Naroff predicts consumer spending will slow in the current April-to-June quarter to about a 2 percent pace.

Another report out Friday highlighted one of those headwinds: low wage gains for workers. Wages and salaries, which make up 70 percent of employee compensation, actually slowed in the first quarter. They rose 0.4 percent, after a 0.5 percent gain in the fourth quarter of last year.

Just 21 percent of Americans consider the economy in good condition, according to an Associated Press-GfK Poll conducted April 7-12.

The outlook for moderate economic growth this year means unemployment will stay high – in the 9 percent range – by the November congressional elections. The prospects for high joblessness are a political liability for incumbent Democrats and Republicans.

The first quarter’s reading on gross domestic product was a tad shy of the 3.4 percent growth rate economists were forecasting. GDP measures the value of all goods and services – from machinery to manicures – produced within the United States. It is the best barometer of the nation’s economic health.

Businesses did their part to help the economy grow in the first quarter. Spending by the federal government helped, too.

Spending by businesses on equipment and software rose at a brisk 13.4 percent pace, following an even bigger 19 percent growth rate in the fourth quarter.

The federal government increased spending at a 1.4 percent pace, after being flat in the prior quarter.

Companies started to restock inventories shrunken during the recession, helping boost factory production and GDP.

Exports grew at a slower pace in the first quarter, while imports rose much faster – reflecting stronger demand by U.S. consumers. That meant the nation’s trade deficit acted as a small drag to GDP in the first quarter. Slower export growth probably reflects less demand coming from major trading partners in Europe because of the debt crisis there, analysts say.

Problems in the real estate market slowed economic activity. Builders once again trimmed spending on housing projects, following two quarterly gains. Spending on commercial real estate ventures plunged at a 14 percent pace, the seventh straight quarterly decline. And state and local governments continued to trim spending, a move some analysts expect to continue for years.

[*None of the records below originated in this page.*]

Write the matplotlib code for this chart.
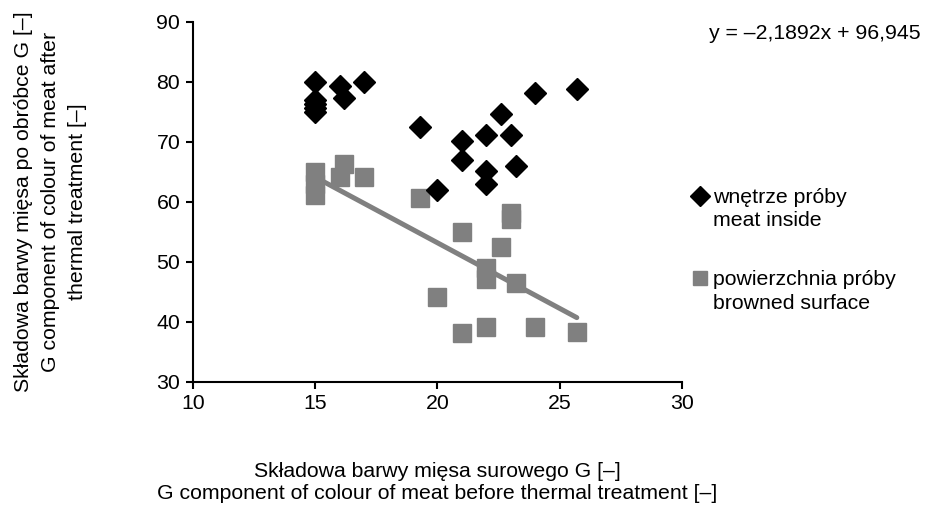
import matplotlib
matplotlib.use('Agg')
import matplotlib.pyplot as plt
from matplotlib.lines import Line2D
import numpy as np

plt.rcParams['font.family'] = ['Liberation Sans', 'DejaVu Sans']

# meat inside (black diamonds)
inside_x = [15, 15, 15, 15, 15, 16.0, 16.2, 17.0, 19.3, 20.0, 21.0, 21.0,
            22.0, 22.0, 22.0, 22.6, 23.0, 23.2, 24.0, 25.7]
inside_y = [80, 77.0, 76.3, 75.6, 75.0, 79.2, 77.2, 80.0, 72.5, 62.0, 70.1, 67.0,
            71.1, 65.1, 63.0, 74.6, 71.1, 66.0, 78.1, 78.8]

# browned surface (grey squares)
surf_x = [15, 15, 15, 16.0, 16.2, 17.0, 19.3, 20.0, 21.0, 21.0, 22.0, 22.0,
          22.0, 22.6, 23.0, 23.0, 23.2, 24.0, 25.7]
surf_y = [65.0, 63.0, 61.1, 64.1, 66.3, 64.1, 60.6, 44.2, 55.0, 38.2, 48.9, 47.2,
          39.2, 52.5, 58.1, 57.1, 46.5, 39.2, 38.3]

slope, intercept = -2.1892, 96.945

fs = 15.3
grey = '#808080'

fig = plt.figure(figsize=(9.27, 5.08), dpi=100)
ax = fig.add_axes([0.2079, 0.2486, 0.5278, 0.7087])

ax.plot(inside_x, inside_y, linestyle='none', marker='D', ms=11.6,
        color='black', zorder=3)
ax.plot(surf_x, surf_y, linestyle='none', marker='s', ms=12.5,
        color=grey, zorder=2)
xl = np.array([min(surf_x), max(surf_x)])
ax.plot(xl, slope * xl + intercept, color=grey, lw=3.6, solid_capstyle='round',
        zorder=2)

ax.set_xlim(10, 30)
ax.set_ylim(30, 90)
ax.set_xticks([10, 15, 20, 25, 30])
ax.set_yticks([30, 40, 50, 60, 70, 80, 90])
for s in ['top', 'right']:
    ax.spines[s].set_visible(False)
for s in ['left', 'bottom']:
    ax.spines[s].set_linewidth(1.5)
ax.tick_params(labelsize=fs, width=1.5, length=5, pad=4)

ax.set_xlabel('Składowa barwy mięsa surowego G [–]\n'
              'G component of colour of meat before thermal treatment [–]',
              fontsize=fs, labelpad=35, linespacing=1.22)
ax.set_ylabel('Składowa barwy mięsa po obróbce G [–]\n'
              'G component of colour of meat after\nthermal treatment [–]',
              fontsize=fs, labelpad=50, linespacing=1.52)

fig.text(0.765, 0.935, 'y = –2,1892x + 96,945', fontsize=fs, va='center')

blank = Line2D([], [], linestyle='none')
diamond = Line2D([], [], linestyle='none', marker='D', ms=11.6, color='black')
square = Line2D([], [], linestyle='none', marker='s', ms=12.5, color=grey)

leg_kw = dict(loc='upper left', bbox_transform=fig.transFigure, frameon=False,
              fontsize=fs, handlelength=0.7, handletextpad=0.25,
              labelspacing=0.2, borderpad=0, borderaxespad=0)
leg1 = ax.legend([diamond, blank], ['wnętrze próby', 'meat inside'],
                 bbox_to_anchor=(0.7476, 0.63), markerscale=0.85, **leg_kw)
ax.add_artist(leg1)
ax.legend([square, blank], ['powierzchnia próby', 'browned surface'],
          bbox_to_anchor=(0.7476, 0.468), markerscale=0.78, **leg_kw)

fig.savefig('out.png', dpi=100)
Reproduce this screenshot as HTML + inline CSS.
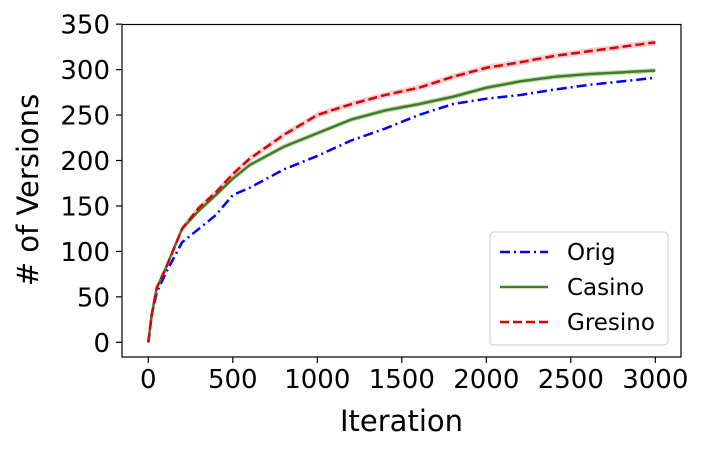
<!DOCTYPE html>
<html><head><meta charset="utf-8"><style>
body{margin:0;background:#fff;}
svg text{font-family:"DejaVu Sans","Liberation Sans",sans-serif;fill:#000;}
</style></head><body>
<svg id="chart" width="707" height="452" xmlns="http://www.w3.org/2000/svg">
<g id="plot"></g>
</svg>
<script>
const iterations=[0,20,50,100,200,300,400,500,600,700,800,1000,1200,1400,1600,1800,2000,2200,2400,2600,2800,3000];
const origValues=[0,30,55,75,110,125,140,162,170,180,190,205,222,235,250,262,268,272,278,283,287,291];
const casinoValues=[0,30,60,80,125,145,162,180,195,205,215,230,245,255,262,270,280,287,292,295,297,299];
const gresinoValues=[0,30,60,80,125,148,165,185,202,215,228,250,262,272,280,292,302,308,315,320,325,330];
const xTicks=[0,500,1000,1500,2000,2500,3000];
const yTicks=[0,50,100,150,200,250,300,350];
const legendLabels=["Orig","Casino","Gresino"];

const NS="http://www.w3.org/2000/svg";
const L=122,R=681,T=24.5,B=357;
const x0=148.3,x1=655.3;
function xs(v){return x0+(v/3000)*(x1-x0);}
function ys(v){return 342.3-v*(45.45/50);}
const g=document.getElementById('plot');
function mk(tag,attrs,parent){const e=document.createElementNS(NS,tag);for(const k in attrs)e.setAttribute(k,attrs[k]);(parent||g).appendChild(e);return e;}

function pathFor(vals,off){return vals.map((v,i)=>(i?'L':'M')+xs(iterations[i]).toFixed(2)+','+(ys(v)+off).toFixed(2)).join(' ');}
function band(vals,w,color){
  let d=vals.map((v,i)=>(i?'L':'M')+xs(iterations[i])+','+(ys(v)-w)).join(' ');
  for(let i=vals.length-1;i>=0;i--)d+='L'+xs(iterations[i])+','+(ys(vals[i])+w);
  return mk('path',{d:d+'Z',fill:color,opacity:0.3});
}
let b1=band(casinoValues,2.5,'#4a8a2a');


let b2=band(gresinoValues,3,'#e06070');



let l1=mk('path',{d:pathFor(origValues,0),fill:'none',stroke:'#0000ff','stroke-width':2.5,'stroke-dasharray':'10 4 2 4'});


let l2=mk('path',{d:pathFor(casinoValues,0),fill:'none',stroke:'#3f7f1f','stroke-width':2.5});


let l3=mk('path',{d:pathFor(gresinoValues,0),fill:'none',stroke:'#dd0000','stroke-width':2.5,'stroke-dasharray':'9 4'});



let frame=mk('rect',{x:L,y:T,width:R-L,height:B-T,fill:'none',stroke:'#000','stroke-width':1.2});



xTicks.forEach(t=>{
  let tk=mk('line',{x1:xs(t),x2:xs(t),y1:B,y2:B+6,stroke:'#000','stroke-width':1.2});
  
  
  let tx=mk('text',{x:xs(t),y:B+31,'text-anchor':'middle','font-size':26});
  tx.textContent=t;
  
  
});
yTicks.forEach(t=>{
  let tk=mk('line',{x1:L-6,x2:L,y1:ys(t),y2:ys(t),stroke:'#000','stroke-width':1.2});
  
  
  let tx=mk('text',{x:L-12,y:ys(t)+9.5,'text-anchor':'end','font-size':26});
  tx.textContent=t;
  
  
});
let xt=mk('text',{x:(L+R)/2,y:431,'text-anchor':'middle','font-size':29});
xt.textContent='Iteration';


let yt=mk('text',{x:0,y:0,'text-anchor':'middle','font-size':29,transform:'translate(38,190) rotate(-90)'});
yt.textContent='# of Versions';



let lg=mk('g',{});


mk('rect',{x:490,y:232,width:178,height:113,rx:4,fill:'#fff',stroke:'#ccc','stroke-width':1},lg);
const styles=[{s:'#0000ff',d:'10 4 2 4'},{s:'#3f7f1f',d:''},{s:'#dd0000',d:'9 4'}];
legendLabels.forEach((lab,i)=>{
  const y=252+i*35;
  let ln=mk('line',{x1:500,x2:548,y1:y,y2:y,stroke:styles[i].s,'stroke-width':2.5,'stroke-dasharray':styles[i].d},lg);
  
  
  let tx=mk('text',{x:567,y:y+8,'font-size':23},lg);
  tx.textContent=lab;
  
  
});
</script>
</body></html>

Despite pockets of weakness, multiple signals suggest the U.S. economy has turned a corner.

Employers are creating jobs again – a net total of 162,000 jobs in March, the most in three years. Manufacturers are boosting production. Consumer confidence is higher.

And a rising number of companies – from Ford, Caterpillar and Whirlpool to UPS, Estee Lauder and Royal Caribbean Cruises – are seeing profits grow. General Electric says the “clouds are breaking” after having suffered one of its worst years in 2009.

By his best bet, Federal Reserve Chairman Ben Bernanke says the economy will log moderate growth.

Economists in a recent AP Economy Survey predict the economy will pick up some speed, growing at a rate of 3.7 percent in the April-to-June quarter.

For 2010 as a whole, economists in the AP survey predict the economy will grow 3.1 percent. That’s an improvement from the 2.4 percent decline in 2009, the worst since 1946. But much stronger growth in the 5 percent range is needed for a full year just to drive down the unemployment rate by just 1 percentage point.